The task:
Output each line of the material exactly as it stands.

Source material:
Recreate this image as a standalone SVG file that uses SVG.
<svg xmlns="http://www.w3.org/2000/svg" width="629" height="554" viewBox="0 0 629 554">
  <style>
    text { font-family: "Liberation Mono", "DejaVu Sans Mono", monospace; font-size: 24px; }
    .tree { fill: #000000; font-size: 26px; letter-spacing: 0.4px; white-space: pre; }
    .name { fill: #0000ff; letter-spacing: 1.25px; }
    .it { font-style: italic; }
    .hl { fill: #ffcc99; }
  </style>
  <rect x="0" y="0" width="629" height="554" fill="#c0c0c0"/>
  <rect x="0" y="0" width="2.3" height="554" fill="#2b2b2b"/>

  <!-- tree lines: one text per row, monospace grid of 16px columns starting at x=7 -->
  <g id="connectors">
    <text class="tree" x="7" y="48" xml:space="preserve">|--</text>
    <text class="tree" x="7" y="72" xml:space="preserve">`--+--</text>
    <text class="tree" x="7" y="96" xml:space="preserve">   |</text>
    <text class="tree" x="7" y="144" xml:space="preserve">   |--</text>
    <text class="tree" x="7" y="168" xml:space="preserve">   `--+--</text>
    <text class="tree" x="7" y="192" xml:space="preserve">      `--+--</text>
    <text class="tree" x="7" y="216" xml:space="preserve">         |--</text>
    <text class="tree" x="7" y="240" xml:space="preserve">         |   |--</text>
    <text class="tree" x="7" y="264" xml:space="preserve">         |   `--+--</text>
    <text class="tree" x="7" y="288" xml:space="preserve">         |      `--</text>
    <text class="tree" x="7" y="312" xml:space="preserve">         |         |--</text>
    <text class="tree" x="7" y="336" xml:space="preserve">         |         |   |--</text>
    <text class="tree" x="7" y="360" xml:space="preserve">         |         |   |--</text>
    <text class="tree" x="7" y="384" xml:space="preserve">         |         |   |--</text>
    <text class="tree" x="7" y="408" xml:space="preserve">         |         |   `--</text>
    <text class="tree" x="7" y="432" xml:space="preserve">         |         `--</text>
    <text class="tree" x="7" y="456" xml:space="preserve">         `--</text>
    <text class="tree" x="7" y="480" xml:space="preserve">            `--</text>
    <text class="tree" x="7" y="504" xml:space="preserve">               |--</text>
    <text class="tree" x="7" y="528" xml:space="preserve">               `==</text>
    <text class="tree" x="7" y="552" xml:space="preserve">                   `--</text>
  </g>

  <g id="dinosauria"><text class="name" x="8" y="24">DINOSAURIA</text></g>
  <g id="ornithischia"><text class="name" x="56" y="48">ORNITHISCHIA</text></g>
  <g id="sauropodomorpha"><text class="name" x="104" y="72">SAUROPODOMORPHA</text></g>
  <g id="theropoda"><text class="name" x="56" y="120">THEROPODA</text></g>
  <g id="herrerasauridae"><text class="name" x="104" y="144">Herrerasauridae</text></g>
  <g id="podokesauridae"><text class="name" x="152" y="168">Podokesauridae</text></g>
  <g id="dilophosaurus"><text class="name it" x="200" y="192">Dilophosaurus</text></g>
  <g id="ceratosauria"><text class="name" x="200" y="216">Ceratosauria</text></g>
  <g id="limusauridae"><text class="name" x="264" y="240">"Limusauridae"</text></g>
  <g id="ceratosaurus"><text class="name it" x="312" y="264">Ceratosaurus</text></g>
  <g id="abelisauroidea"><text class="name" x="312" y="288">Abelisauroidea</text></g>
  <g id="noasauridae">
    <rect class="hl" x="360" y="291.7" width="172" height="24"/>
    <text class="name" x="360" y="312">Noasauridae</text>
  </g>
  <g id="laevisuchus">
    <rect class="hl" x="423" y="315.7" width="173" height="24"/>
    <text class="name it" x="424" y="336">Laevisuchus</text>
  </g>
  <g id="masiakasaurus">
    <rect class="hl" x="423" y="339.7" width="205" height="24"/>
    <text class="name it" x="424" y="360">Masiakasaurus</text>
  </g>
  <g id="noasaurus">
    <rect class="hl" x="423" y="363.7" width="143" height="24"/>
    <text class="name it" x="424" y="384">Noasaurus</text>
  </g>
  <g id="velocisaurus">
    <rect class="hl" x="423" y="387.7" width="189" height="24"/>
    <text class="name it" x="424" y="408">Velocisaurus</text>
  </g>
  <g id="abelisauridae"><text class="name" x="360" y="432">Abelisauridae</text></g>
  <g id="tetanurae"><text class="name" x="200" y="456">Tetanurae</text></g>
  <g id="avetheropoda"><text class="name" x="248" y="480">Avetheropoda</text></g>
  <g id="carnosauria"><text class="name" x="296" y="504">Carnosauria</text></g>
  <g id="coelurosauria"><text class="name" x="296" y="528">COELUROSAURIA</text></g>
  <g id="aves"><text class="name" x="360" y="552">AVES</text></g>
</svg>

Task result:
Recreate this image as a standalone SVG file that uses SVG.
<svg xmlns="http://www.w3.org/2000/svg" width="629" height="554" viewBox="0 0 629 554">
  <style>
    text { font-family: "Liberation Mono", "DejaVu Sans Mono", monospace; font-size: 24px; }
    .tree { fill: #000000; font-size: 26px; letter-spacing: 0.4px; white-space: pre; }
    .name { fill: #0000ff; letter-spacing: 1.25px; }
    .it { font-style: italic; }
    .hl { fill: #ffcc99; }
  </style>
  <rect x="0" y="0" width="629" height="554" fill="#c0c0c0"/>
  <rect x="0" y="0" width="2.3" height="554" fill="#2b2b2b"/>

  <!-- tree lines: one text per row, monospace grid of 16px columns starting at x=7 -->
  <g id="connectors">
    <text class="tree" x="7" y="48" xml:space="preserve">|--</text>
    <text class="tree" x="7" y="72" xml:space="preserve">`--+--</text>
    <text class="tree" x="7" y="96" xml:space="preserve">   |</text>
    <text class="tree" x="7" y="144" xml:space="preserve">   |--</text>
    <text class="tree" x="7" y="168" xml:space="preserve">   `--+--</text>
    <text class="tree" x="7" y="192" xml:space="preserve">      `--+--</text>
    <text class="tree" x="7" y="216" xml:space="preserve">         |--</text>
    <text class="tree" x="7" y="240" xml:space="preserve">         |   |--</text>
    <text class="tree" x="7" y="264" xml:space="preserve">         |   `--+--</text>
    <text class="tree" x="7" y="288" xml:space="preserve">         |      `--</text>
    <text class="tree" x="7" y="312" xml:space="preserve">         |         |--</text>
    <text class="tree" x="7" y="336" xml:space="preserve">         |         |   |--</text>
    <text class="tree" x="7" y="360" xml:space="preserve">         |         |   |--</text>
    <text class="tree" x="7" y="384" xml:space="preserve">         |         |   |--</text>
    <text class="tree" x="7" y="408" xml:space="preserve">         |         |   `--</text>
    <text class="tree" x="7" y="432" xml:space="preserve">         |         `--</text>
    <text class="tree" x="7" y="456" xml:space="preserve">         `--</text>
    <text class="tree" x="7" y="480" xml:space="preserve">            `--</text>
    <text class="tree" x="7" y="504" xml:space="preserve">               |--</text>
    <text class="tree" x="7" y="528" xml:space="preserve">               `==</text>
    <text class="tree" x="7" y="552" xml:space="preserve">                   `--</text>
  </g>

  <g id="dinosauria"><text class="name" x="8" y="24">DINOSAURIA</text></g>
  <g id="ornithischia"><text class="name" x="56" y="48">ORNITHISCHIA</text></g>
  <g id="sauropodomorpha"><text class="name" x="104" y="72">SAUROPODOMORPHA</text></g>
  <g id="theropoda"><text class="name" x="56" y="120">THEROPODA</text></g>
  <g id="herrerasauridae"><text class="name" x="104" y="144">Herrerasauridae</text></g>
  <g id="podokesauridae"><text class="name" x="152" y="168">Podokesauridae</text></g>
  <g id="dilophosaurus"><text class="name it" x="200" y="192">Dilophosaurus</text></g>
  <g id="ceratosauria"><text class="name" x="200" y="216">Ceratosauria</text></g>
  <g id="limusauridae"><text class="name" x="264" y="240">"Limusauridae"</text></g>
  <g id="ceratosaurus"><text class="name it" x="312" y="264">Ceratosaurus</text></g>
  <g id="abelisauroidea"><text class="name" x="312" y="288">Abelisauroidea</text></g>
  <g id="noasauridae">
    <rect class="hl" x="360" y="291.7" width="172" height="24"/>
    <text class="name" x="360" y="312">Noasauridae</text>
  </g>
  <g id="laevisuchus">
    <rect class="hl" x="423" y="315.7" width="173" height="24"/>
    <text class="name it" x="424" y="336">Laevisuchus</text>
  </g>
  <g id="masiakasaurus">
    <rect class="hl" x="423" y="339.7" width="205" height="24"/>
    <text class="name it" x="424" y="360">Masiakasaurus</text>
  </g>
  <g id="noasaurus">
    <rect class="hl" x="423" y="363.7" width="143" height="24"/>
    <text class="name it" x="424" y="384">Noasaurus</text>
  </g>
  <g id="velocisaurus">
    <rect class="hl" x="423" y="387.7" width="189" height="24"/>
    <text class="name it" x="424" y="408">Velocisaurus</text>
  </g>
  <g id="abelisauridae"><text class="name" x="360" y="432">Abelisauridae</text></g>
  <g id="tetanurae"><text class="name" x="200" y="456">Tetanurae</text></g>
  <g id="avetheropoda"><text class="name" x="248" y="480">Avetheropoda</text></g>
  <g id="carnosauria"><text class="name" x="296" y="504">Carnosauria</text></g>
  <g id="coelurosauria"><text class="name" x="296" y="528">COELUROSAURIA</text></g>
  <g id="aves"><text class="name" x="360" y="552">AVES</text></g>
</svg>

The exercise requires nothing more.